I had been inspired by a 2014’s speech that went viral by Admiral William H. McRaven. And I started making my bed every morning.
What’s the situation five years later? Well, I don’t make my bed anymore. The habit lasted a couple of weeks, then I stopped doing it.
Here is how my bedroom looks like now:
It might not your cup of tea. But I think it has some merits.
Let’s explore why.
The pros of making your bed
First, let’s see the advantages of this habit. McRaven has exposed multiple arguments:
- It’s a small win for your day.
- It gives you momentum.
- And if you’ve had a miserable day, you will come home to a bed that is made!
Obviously, it also looks nicer. And knowing that a bed takes a meaningful space in your room, having your bed made gives you a nice sensation of tidiness.
Lastly, Psychology Today cites a survey of 68,000 people where those who made their bed were happier (71% for bed makers vs 62% for non-bed-makers).
This study went viral on the internet. But let’s remind it’s a survey, not a study, which means data might be inaccurate. For example, some people might say they are happy just because it is more coherent with their previous answer.
The merits of *not* making your bed
Now let’s see the arguments for *not* making your bed.
The most obvious reason is time. If you spend 5 minutes each day making your bed, that makes about 30 hours per year. This means you lose 1 full day each year doing your bed, or almost two days of awaken time.

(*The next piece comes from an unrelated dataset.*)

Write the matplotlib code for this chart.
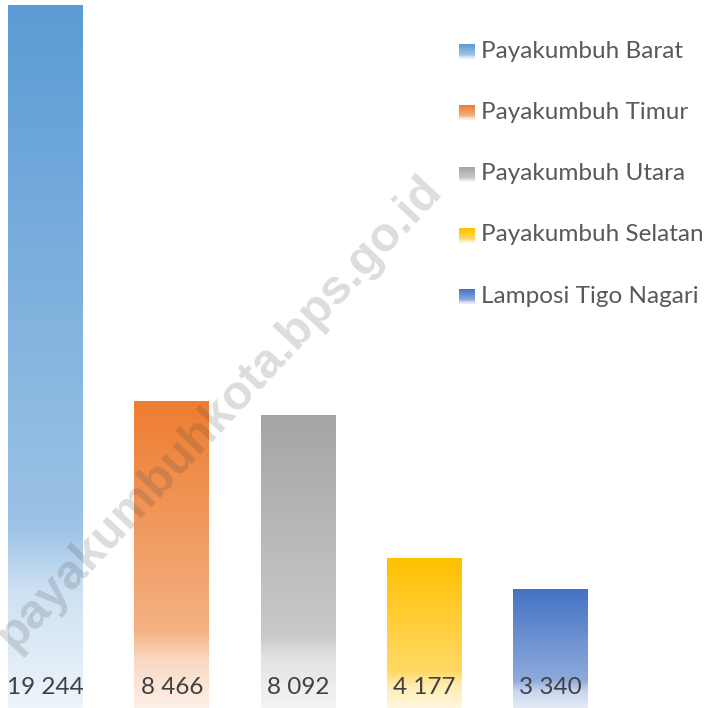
import numpy as np
import matplotlib
matplotlib.use("Agg")
import matplotlib.pyplot as plt
from matplotlib.colors import to_rgb

categories = ["Payakumbuh Barat", "Payakumbuh Timur", "Payakumbuh Utara",
              "Payakumbuh Selatan", "Lamposi Tigo Nagari"]
values = [19244, 8466, 8092, 4177, 3340]
value_labels = ["19 244", "8 466", "8 092", "4 177", "3 340"]
colors = ["#5B9BD5", "#ED7D31", "#A5A5A5", "#FFC000", "#4472C4"]

FONT = "Lato"
W, H = 709, 708


def mix(c, t):
    c = np.array(to_rgb(c))
    return c + (1 - c) * t


def gradient(c, n=400):
    stops = [0.0, 0.74, 0.83, 1.0]
    tints = [0.0, 0.40, 0.70, 0.90]
    pos = np.linspace(0, 1, n)
    cols = np.array([mix(c, t) for t in tints])
    arr = np.stack([np.interp(pos, stops, cols[:, k]) for k in range(3)], axis=1)
    return arr[:, None, :]


fig = plt.figure(figsize=(W / 100, H / 100), dpi=100)
px_per_unit_x = 126.25
left_x = -45.5 / px_per_unit_x
ax = fig.add_axes([0, -4 / H, 1, (H + 4) / H])
ax.axis("off")

bw = 0.594
for i, (v, c) in enumerate(zip(values, colors)):
    ax.imshow(gradient(c), extent=(i - bw / 2, i + bw / 2, 0, v),
              aspect="auto", interpolation="bilinear", zorder=2)
    ax.annotate(value_labels[i], xy=(i, 0), xytext=(0, 24 * 0.72),
                textcoords="offset points", ha="center", va="center",
                fontsize=17.5, family=FONT, color="#404040", zorder=4)
ax.set_xlim(left_x, left_x + W / px_per_unit_x)
ax.set_ylim(0, (H + 4) / 0.0367)

ov = fig.add_axes([0, 0, 1, 1])
ov.axis("off")
ov.patch.set_alpha(0)

for i, (name, c) in enumerate(zip(categories, colors)):
    yc = 51 + i * 61.3
    g = gradient(c, 50)
    ov.imshow(g, extent=(459, 475, yc + 8, yc - 7), aspect="auto",
              interpolation="bilinear")
    ov.text(481, yc, name, fontsize=17.5, family=FONT, color="#595959",
            va="center", ha="left")
ov.set_xlim(0, W)
ov.set_ylim(H, 0)

ov.text(220, 413, "payakumbuhkota.bps.go.id", rotation=47, fontsize=35,
        fontweight="bold", family="Liberation Sans", color="#404040",
        alpha=0.18, ha="center", va="center", rotation_mode="anchor", zorder=10)

fig.savefig("out.png", dpi=100)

Another problem is that you need to air your bed to lower the number of dust mites in your bed, which causes asthma and other allergies. Dr Stephen Pretlove from Kingston University has made studies to back it up. And he advises to leave your bed unmade to banish those house dust mites.
Lastly, here’s another argument that underlines how wasteful this habit can be…
Wasted cognitive space
I just said earlier that you lose almost two days of awaken time a year when doing your bed each day. But it gets even worse.
Each day, you not only spend 5 minutes to do your bed. You also think about doing it when you are not doing it.
It’s another thing in your life that you must manage. Another chore added to the endless inventory of chores you already have, like doing the washing up and sweeping the floors.
Given all this wasted cognitive space, I think we really need to think again about this habit’s return on investment.
This leads me to the concept of “messy productivity” that I also spoke about yesterday when I explained why I created an embarrassingly messy blog.
Sometimes, to make things happen, we need to deeply focus on the core value of what we produce and forget the rest.
Yes, aesthetics are pleasant. Yes, it can feel good to do a simple task as making your bed. But we can’t spend our life on making sure everything looks perfect.
That’s why I got accustomed to my messy bed. And how I saved hundreds of hours to do what I love to do, such as writing this article.